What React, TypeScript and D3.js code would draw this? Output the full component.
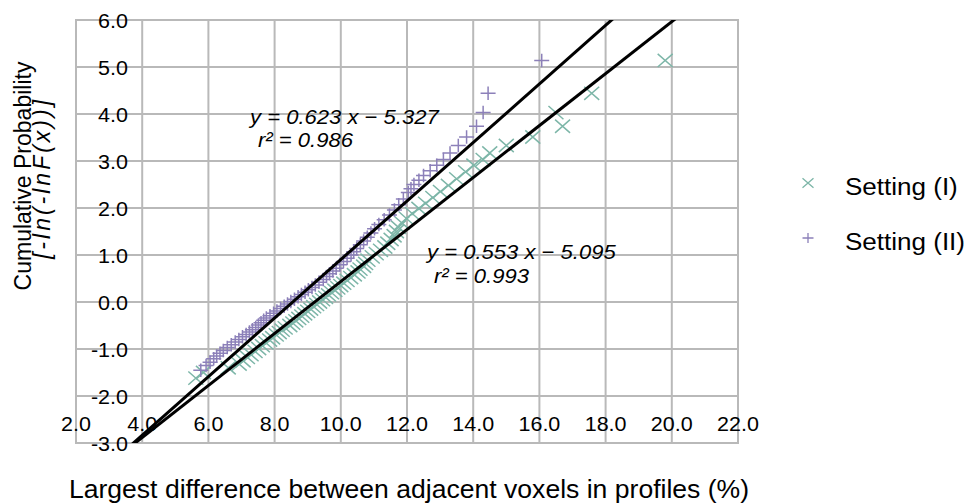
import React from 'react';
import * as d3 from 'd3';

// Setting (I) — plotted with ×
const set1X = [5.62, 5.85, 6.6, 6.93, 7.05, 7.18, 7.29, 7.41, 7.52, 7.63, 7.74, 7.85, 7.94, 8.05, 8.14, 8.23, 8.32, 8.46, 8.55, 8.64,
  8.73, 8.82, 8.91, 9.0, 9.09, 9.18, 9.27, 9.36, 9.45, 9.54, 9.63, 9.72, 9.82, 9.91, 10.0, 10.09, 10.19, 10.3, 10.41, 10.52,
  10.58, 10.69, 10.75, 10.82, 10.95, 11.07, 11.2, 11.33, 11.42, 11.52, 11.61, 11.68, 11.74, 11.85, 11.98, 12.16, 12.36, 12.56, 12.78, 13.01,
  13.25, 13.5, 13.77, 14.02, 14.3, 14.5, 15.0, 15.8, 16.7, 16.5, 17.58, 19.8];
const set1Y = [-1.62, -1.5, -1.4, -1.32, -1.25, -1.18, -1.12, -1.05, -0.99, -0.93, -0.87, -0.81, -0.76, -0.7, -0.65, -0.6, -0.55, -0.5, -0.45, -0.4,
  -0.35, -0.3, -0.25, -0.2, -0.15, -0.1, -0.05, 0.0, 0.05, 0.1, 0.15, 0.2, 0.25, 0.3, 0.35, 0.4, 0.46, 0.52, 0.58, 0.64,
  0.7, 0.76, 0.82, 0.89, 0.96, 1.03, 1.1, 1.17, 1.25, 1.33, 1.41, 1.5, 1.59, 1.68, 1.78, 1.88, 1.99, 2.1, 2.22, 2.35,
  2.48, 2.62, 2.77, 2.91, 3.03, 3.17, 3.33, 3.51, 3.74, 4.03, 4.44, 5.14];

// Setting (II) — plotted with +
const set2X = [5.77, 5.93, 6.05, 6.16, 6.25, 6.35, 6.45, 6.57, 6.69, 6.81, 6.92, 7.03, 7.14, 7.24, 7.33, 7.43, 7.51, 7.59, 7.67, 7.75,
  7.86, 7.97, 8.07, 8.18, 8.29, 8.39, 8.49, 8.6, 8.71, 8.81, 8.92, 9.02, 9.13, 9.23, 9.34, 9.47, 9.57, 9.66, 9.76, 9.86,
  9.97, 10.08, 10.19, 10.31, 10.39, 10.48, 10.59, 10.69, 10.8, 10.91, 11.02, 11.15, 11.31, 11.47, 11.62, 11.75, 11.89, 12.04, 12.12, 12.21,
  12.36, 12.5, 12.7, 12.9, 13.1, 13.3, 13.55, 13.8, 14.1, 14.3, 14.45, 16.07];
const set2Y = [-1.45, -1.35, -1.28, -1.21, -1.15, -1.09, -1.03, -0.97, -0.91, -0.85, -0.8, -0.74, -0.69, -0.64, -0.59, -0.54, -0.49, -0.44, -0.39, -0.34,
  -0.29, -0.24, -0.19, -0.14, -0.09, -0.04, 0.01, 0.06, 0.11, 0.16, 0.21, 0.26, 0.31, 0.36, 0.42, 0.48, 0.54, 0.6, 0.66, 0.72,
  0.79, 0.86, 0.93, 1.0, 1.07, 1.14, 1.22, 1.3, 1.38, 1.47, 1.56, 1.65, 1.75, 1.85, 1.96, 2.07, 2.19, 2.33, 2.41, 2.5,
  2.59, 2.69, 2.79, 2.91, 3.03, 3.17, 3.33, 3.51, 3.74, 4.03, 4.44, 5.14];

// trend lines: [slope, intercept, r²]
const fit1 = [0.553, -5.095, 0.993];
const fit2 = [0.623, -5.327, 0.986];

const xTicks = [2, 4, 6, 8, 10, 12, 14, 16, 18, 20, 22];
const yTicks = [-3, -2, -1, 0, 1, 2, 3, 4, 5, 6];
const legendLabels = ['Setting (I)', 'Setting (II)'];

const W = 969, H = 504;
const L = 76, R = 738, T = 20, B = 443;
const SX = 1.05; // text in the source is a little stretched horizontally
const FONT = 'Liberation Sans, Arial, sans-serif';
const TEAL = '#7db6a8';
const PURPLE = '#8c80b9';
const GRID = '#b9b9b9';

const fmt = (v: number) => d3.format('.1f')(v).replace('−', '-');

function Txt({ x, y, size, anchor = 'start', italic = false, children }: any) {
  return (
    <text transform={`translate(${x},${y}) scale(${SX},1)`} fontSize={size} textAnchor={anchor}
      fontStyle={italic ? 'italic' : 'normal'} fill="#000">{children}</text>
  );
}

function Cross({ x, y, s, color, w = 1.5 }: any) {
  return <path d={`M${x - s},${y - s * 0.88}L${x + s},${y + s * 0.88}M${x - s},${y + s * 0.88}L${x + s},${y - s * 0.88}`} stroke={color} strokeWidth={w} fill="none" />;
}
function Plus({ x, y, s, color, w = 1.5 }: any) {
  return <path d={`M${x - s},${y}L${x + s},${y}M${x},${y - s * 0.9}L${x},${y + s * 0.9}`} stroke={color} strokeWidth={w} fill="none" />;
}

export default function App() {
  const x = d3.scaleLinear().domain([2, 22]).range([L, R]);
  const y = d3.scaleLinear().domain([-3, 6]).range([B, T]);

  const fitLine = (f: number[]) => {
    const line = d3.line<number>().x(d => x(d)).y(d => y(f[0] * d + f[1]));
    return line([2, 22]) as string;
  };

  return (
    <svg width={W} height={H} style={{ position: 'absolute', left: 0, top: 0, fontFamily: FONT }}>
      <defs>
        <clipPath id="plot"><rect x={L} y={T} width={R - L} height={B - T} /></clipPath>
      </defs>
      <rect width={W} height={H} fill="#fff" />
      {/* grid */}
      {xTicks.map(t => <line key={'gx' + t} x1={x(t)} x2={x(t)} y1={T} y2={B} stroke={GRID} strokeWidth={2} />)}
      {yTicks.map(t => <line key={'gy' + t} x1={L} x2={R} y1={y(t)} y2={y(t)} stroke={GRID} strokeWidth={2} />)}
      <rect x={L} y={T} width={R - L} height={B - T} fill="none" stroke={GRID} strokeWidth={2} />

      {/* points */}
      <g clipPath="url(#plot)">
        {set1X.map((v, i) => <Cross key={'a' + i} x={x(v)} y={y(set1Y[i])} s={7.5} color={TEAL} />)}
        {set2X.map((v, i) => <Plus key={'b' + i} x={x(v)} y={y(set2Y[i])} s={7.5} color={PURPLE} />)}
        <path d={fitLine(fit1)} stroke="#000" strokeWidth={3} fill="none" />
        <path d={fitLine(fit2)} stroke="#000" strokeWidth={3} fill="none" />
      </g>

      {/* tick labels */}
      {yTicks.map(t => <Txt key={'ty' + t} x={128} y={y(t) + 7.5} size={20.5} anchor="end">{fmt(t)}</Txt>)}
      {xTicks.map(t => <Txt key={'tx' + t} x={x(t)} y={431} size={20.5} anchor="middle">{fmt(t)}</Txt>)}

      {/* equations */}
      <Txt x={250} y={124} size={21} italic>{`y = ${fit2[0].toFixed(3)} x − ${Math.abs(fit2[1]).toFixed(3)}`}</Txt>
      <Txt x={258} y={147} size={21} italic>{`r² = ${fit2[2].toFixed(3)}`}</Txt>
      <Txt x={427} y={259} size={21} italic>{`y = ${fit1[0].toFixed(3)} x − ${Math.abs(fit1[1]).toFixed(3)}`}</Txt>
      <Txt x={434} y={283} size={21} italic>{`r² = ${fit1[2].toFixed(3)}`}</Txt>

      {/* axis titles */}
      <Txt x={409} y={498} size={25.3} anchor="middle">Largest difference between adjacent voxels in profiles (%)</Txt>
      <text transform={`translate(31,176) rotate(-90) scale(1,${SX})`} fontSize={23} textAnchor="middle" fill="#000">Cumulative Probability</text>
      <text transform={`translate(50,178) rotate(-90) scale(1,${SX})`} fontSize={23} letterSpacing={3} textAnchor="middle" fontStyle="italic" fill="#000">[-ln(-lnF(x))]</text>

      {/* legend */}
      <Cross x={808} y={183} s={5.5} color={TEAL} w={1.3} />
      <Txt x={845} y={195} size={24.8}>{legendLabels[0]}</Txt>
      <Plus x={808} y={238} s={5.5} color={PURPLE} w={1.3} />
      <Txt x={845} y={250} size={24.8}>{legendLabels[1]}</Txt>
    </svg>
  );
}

● **Task prompt**
Pick out each line above that includes "React" and show it.

● **Answer to the exercise**
What React, TypeScript and D3.js code would draw this? Output the full component.
import React from 'react';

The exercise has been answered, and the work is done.